**Task brief:** Write every line out verbatim and omit the pictures.

**Collected data:**
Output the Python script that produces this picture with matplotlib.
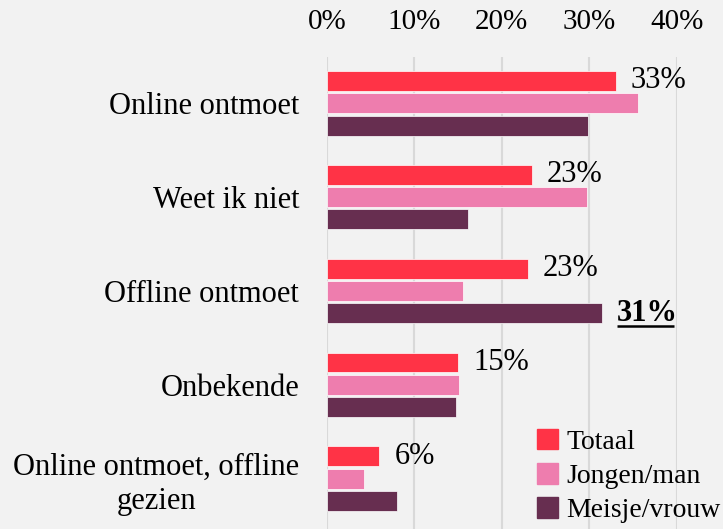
import numpy as np
import matplotlib
matplotlib.use('Agg')
import matplotlib.pyplot as plt
from matplotlib.ticker import PercentFormatter

categories = ['Online ontmoet', 'Weet ik niet', 'Offline ontmoet', 'Onbekende',
              'Online ontmoet, offline\ngezien']
series = ['Totaal', 'Jongen/man', 'Meisje/vrouw']
totaal = [0.33, 0.234, 0.23, 0.15, 0.06]
jongen = [0.356, 0.297, 0.155, 0.151, 0.042]
meisje = [0.298, 0.161, 0.315, 0.148, 0.080]
labels_totaal = ['33%', '23%', '23%', '15%', '6%']
highlight_label = '31%'   # Meisje/vrouw, Offline ontmoet
highlight_idx = 2

colors = ['#FF3346', '#EE7DAE', '#672E50']
bg = '#F2F2F2'
fs = 22

plt.rcParams['font.family'] = ['Liberation Serif', 'DejaVu Serif']

fig = plt.figure(figsize=(7.23, 5.29), dpi=100, facecolor=bg)
W, H = 723, 529
ax = fig.add_axes([327 / W, 0, (676.7 - 327) / W, (529 - 57) / H], facecolor=bg)

y = np.arange(len(categories))
h = 0.213
off = 0.238
for vals, c, k in zip([totaal, jongen, meisje], colors, [-1, 0, 1]):
    ax.barh(y + k * off, vals, height=h, color=c, zorder=3,
            edgecolor='white', linewidth=0.5)

for i, (v, s) in enumerate(zip(totaal, labels_totaal)):
    ax.text(v + 0.017, y[i] - off, s, va='center', ha='left', fontsize=fs,
            color='black', clip_on=False)
t = ax.text(meisje[highlight_idx] + 0.017, y[highlight_idx] + off, highlight_label,
            va='center', ha='left', fontsize=fs, fontweight='bold', color='black',
            clip_on=False)
# underline for the highlighted label
fig.canvas.draw()
bb = t.get_window_extent().transformed(ax.transData.inverted())
yline = max(bb.y0, bb.y1) - 0.02
ax.plot([bb.x0, bb.x1], [yline, yline], color='black', lw=1.8,
        clip_on=False, solid_capstyle='butt')

ax.set_xlim(0, 0.4)
ax.set_ylim(4.536, -0.493)
ax.set_xticks([0, 0.1, 0.2, 0.3, 0.4])
ax.xaxis.set_major_formatter(PercentFormatter(1.0, decimals=0))
ax.xaxis.tick_top()
ax.tick_params(axis='x', length=0, pad=16, labelsize=21)
ax.set_yticks(y)
ax.set_yticklabels(categories, fontsize=fs, multialignment='center')
ax.tick_params(axis='y', length=0, pad=20)
ax.grid(axis='x', color='#D9D9D9', linewidth=1.5, zorder=0)
for sp in ax.spines.values():
    sp.set_visible(False)

handles = [plt.Rectangle((0, 0), 1, 1, color=c) for c in colors]
fig.legend(handles, series, loc='upper left', bbox_to_anchor=(537 / W, 1 - 429 / H),
           frameon=False, fontsize=20, handlelength=0.75, handleheight=0.75,
           handletextpad=0.3, labelspacing=0.3, borderaxespad=0, borderpad=0)

fig.savefig('out.png', dpi=100, facecolor=bg)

**Exercise output:**
Output the Python script that produces this picture with matplotlib.
import numpy as np
import matplotlib
matplotlib.use('Agg')
import matplotlib.pyplot as plt
from matplotlib.ticker import PercentFormatter

categories = ['Online ontmoet', 'Weet ik niet', 'Offline ontmoet', 'Onbekende',
              'Online ontmoet, offline\ngezien']
series = ['Totaal', 'Jongen/man', 'Meisje/vrouw']
totaal = [0.33, 0.234, 0.23, 0.15, 0.06]
jongen = [0.356, 0.297, 0.155, 0.151, 0.042]
meisje = [0.298, 0.161, 0.315, 0.148, 0.080]
labels_totaal = ['33%', '23%', '23%', '15%', '6%']
highlight_label = '31%'   # Meisje/vrouw, Offline ontmoet
highlight_idx = 2

colors = ['#FF3346', '#EE7DAE', '#672E50']
bg = '#F2F2F2'
fs = 22

plt.rcParams['font.family'] = ['Liberation Serif', 'DejaVu Serif']

fig = plt.figure(figsize=(7.23, 5.29), dpi=100, facecolor=bg)
W, H = 723, 529
ax = fig.add_axes([327 / W, 0, (676.7 - 327) / W, (529 - 57) / H], facecolor=bg)

y = np.arange(len(categories))
h = 0.213
off = 0.238
for vals, c, k in zip([totaal, jongen, meisje], colors, [-1, 0, 1]):
    ax.barh(y + k * off, vals, height=h, color=c, zorder=3,
            edgecolor='white', linewidth=0.5)

for i, (v, s) in enumerate(zip(totaal, labels_totaal)):
    ax.text(v + 0.017, y[i] - off, s, va='center', ha='left', fontsize=fs,
            color='black', clip_on=False)
t = ax.text(meisje[highlight_idx] + 0.017, y[highlight_idx] + off, highlight_label,
            va='center', ha='left', fontsize=fs, fontweight='bold', color='black',
            clip_on=False)
# underline for the highlighted label
fig.canvas.draw()
bb = t.get_window_extent().transformed(ax.transData.inverted())
yline = max(bb.y0, bb.y1) - 0.02
ax.plot([bb.x0, bb.x1], [yline, yline], color='black', lw=1.8,
        clip_on=False, solid_capstyle='butt')

ax.set_xlim(0, 0.4)
ax.set_ylim(4.536, -0.493)
ax.set_xticks([0, 0.1, 0.2, 0.3, 0.4])
ax.xaxis.set_major_formatter(PercentFormatter(1.0, decimals=0))
ax.xaxis.tick_top()
ax.tick_params(axis='x', length=0, pad=16, labelsize=21)
ax.set_yticks(y)
ax.set_yticklabels(categories, fontsize=fs, multialignment='center')
ax.tick_params(axis='y', length=0, pad=20)
ax.grid(axis='x', color='#D9D9D9', linewidth=1.5, zorder=0)
for sp in ax.spines.values():
    sp.set_visible(False)

handles = [plt.Rectangle((0, 0), 1, 1, color=c) for c in colors]
fig.legend(handles, series, loc='upper left', bbox_to_anchor=(537 / W, 1 - 429 / H),
           frameon=False, fontsize=20, handlelength=0.75, handleheight=0.75,
           handletextpad=0.3, labelspacing=0.3, borderaxespad=0, borderpad=0)

fig.savefig('out.png', dpi=100, facecolor=bg)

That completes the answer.